Evrenin “nerede” başladığına dair sorular, çoğu zaman bir balonun ya da bir ekmek hamurunun genişlemesiyle açıklanır. Balonun yüzeyine çizilmiş galaksiler balon şiştikçe birbirinden uzaklaşır; tıpkı evrendeki galaksilerin birbirinden uzaklaşması gibi. Ancak bu analojinin bir sınırı vardır: Balonun bir merkezi ve kenarı varken evrenin yoktur.

Büyük Patlama, uzayda bir noktada meydana gelen bir patlama değil, uzayın kendisinin genişlemeye başladığı bir zaman anıdır. Yani patlama hem “burada” hem “orada” hem de evrenin her köşesinde aynı anda gerçekleşmiştir. Uzayın her noktası, evrenin başlangıcının sahnesidir.

Evren Ne “İçine” Genişliyor?

Evrenin genişlediğini biliyoruz. Peki neyin içine genişliyor? İşte bu sorunun yanıtı, klasik sezgileri aşan bir kavrayış gerektiriyor. Uzay bir “şeyin” içine doğru büyümüyor çünkü evrenin dışında hiçbir fiziksel gerçeklik yok. “Dışarısı” kavramı, bir sınır ya da duvarı ima eder. Oysa evren, var olan her şeyin toplamıdır — dolayısıyla evrenin dışında “hiçbir şey” bile yok.

Bu nedenle, evrenin bir kenarı ya da duvarı yoktur; yalnızca genişleyen bir uzay-zaman dokusu vardır.
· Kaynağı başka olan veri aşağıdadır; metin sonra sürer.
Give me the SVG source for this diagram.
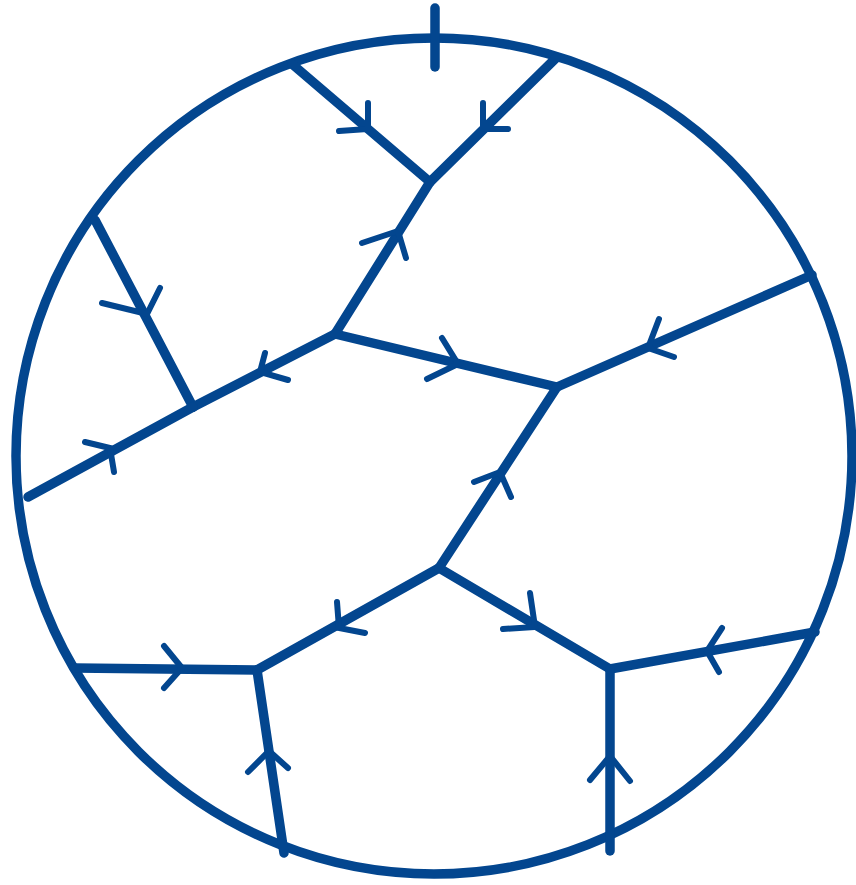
<svg xmlns="http://www.w3.org/2000/svg" width="856" height="885" viewBox="0 0 856 885">
<style>
.e{fill:none;stroke:#03468f;stroke-width:9.5;stroke-linecap:round;stroke-linejoin:round}
.a{fill:none;stroke:#03468f;stroke-width:6;stroke-linecap:round;stroke-linejoin:miter}
</style>
<rect width="856" height="885" fill="#fff"/>
<g id="boundary">
<circle class="e" cx="434" cy="456" r="418"/>
<line class="e" x1="435" y1="8" x2="435" y2="67"/>
</g>
<g id="connectors">
<!-- top left into A -->
<line class="e" x1="292" y1="64" x2="430" y2="182"/>
<path class="a" d="M368,103 L368,129 L339,131"/>
<!-- top right into A -->
<line class="e" x1="556" y1="58" x2="430" y2="182"/>
<path class="a" d="M483,103 L483,129 L508,129"/>
<!-- B to A -->
<line class="e" x1="335" y1="334" x2="430" y2="182"/>
<path class="a" d="M362,243 L398,231 L406,258"/>
<!-- circle to C -->
<line class="e" x1="95" y1="220" x2="193" y2="407"/>
<path class="a" d="M160,288 L147,314 L102,303"/>
<!-- B to C and beyond -->
<line class="e" x1="335" y1="334" x2="193" y2="407"/>
<path class="a" d="M265,353 L260,372 L288,380"/>
<line class="e" x1="28" y1="497" x2="193" y2="407"/>
<path class="a" d="M85,442 L110,448 L114,472"/>
<!-- B to D -->
<line class="e" x1="335" y1="334" x2="557" y2="387"/>
<path class="a" d="M442,338 L458,364 L427,379"/>
<!-- circle to D -->
<line class="e" x1="812" y1="275" x2="557" y2="387"/>
<path class="a" d="M659,319 L648,348 L674,357"/>
<!-- E to D -->
<line class="e" x1="439" y1="568" x2="557" y2="387"/>
<path class="a" d="M474,482 L500,472 L511,497"/>
<!-- E to F -->
<line class="e" x1="439" y1="568" x2="257" y2="670"/>
<path class="a" d="M337,602 L339,628 L365,633"/>
<!-- E to G -->
<line class="e" x1="439" y1="568" x2="610" y2="669"/>
<path class="a" d="M530,593 L535,627 L503,629"/>
<!-- circle to F -->
<line class="e" x1="75" y1="668" x2="257" y2="670"/>
<path class="a" d="M164,646 L182,668 L164,688"/>
<!-- circle to G -->
<line class="e" x1="815" y1="632" x2="610" y2="669"/>
<path class="a" d="M722,628 L707,651 L719,672"/>
<!-- bottom to F -->
<line class="e" x1="284" y1="853" x2="257" y2="670"/>
<path class="a" d="M248,772 L269,751 L288,768"/>
<!-- bottom to G -->
<line class="e" x1="610" y1="851" x2="610" y2="669"/>
<path class="a" d="M590,780 L610,756 L630,781"/>
</g>
</svg>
Bu genişleme, galaksilerin birbirinden uzaklaşmasına neden olurken herhangi bir merkezi nokta oluşturmaz.

Sonsuzluk Kavramı: Bir Uç değil, Bir Yapı

Evrenin sonsuz olup olmadığı, modern kozmolojinin en çetrefilli sorularından biridir. Gözlemlenebilir evrenin bir sınırı olsa da —yaklaşık 46 milyar ışık yılı uzaklık— bu sınır gözlemin sınırıdır, evrenin değil. Kozmosun tamamı, bu sınırın çok ötesine uzanıyor olabilir.

Kimi kozmolojik modeller evrenin sonsuz olduğunu, kimileri ise eğrilmiş ama sınırsız bir yapıya sahip olduğunu öne sürüyor. Yani evren bir balonun yüzeyi gibidir: kenarı yoktur ama sınırlı bir hacme sahiptir. Hangi modelin doğru olduğuna dair bilimsel araştırmalar hâlâ sürüyor.

Bir Merkez Arayışı: İnsan Algısının Tuzağı

Evrene merkez ya da kenar arayışı, aslında insan zihninin dünyayı sınırlı nesneler üzerinden kavrama alışkanlığından kaynaklanıyor. Oysa kozmolojik gerçeklik, bu sezgisel kavrayışın çok ötesinde. Büyük Patlama bir mekânda değil, mekânın kendisinde yaşandı. Dolayısıyla “nereden başladı?” sorusu, teknik olarak yanlış sorudur.

Evrenin merkezini aramak, bir balonun yüzeyinde merkez aramaya benzer: Her nokta eşit ölçüde merkezdir.

Evrenin bir merkezi ya da kenarı yoktur. Genişleme bir boşluğa doğru değil, uzayın kendi dokusuna yayılmaktadır. Bu, insanın evreni anlama biçiminde köklü bir kırılmayı temsil eder. Evrenin gerçek yapısını anlamak, onu sınırlara hapseden değil, sınırları kaldıran bir bakış açısı gerektirir.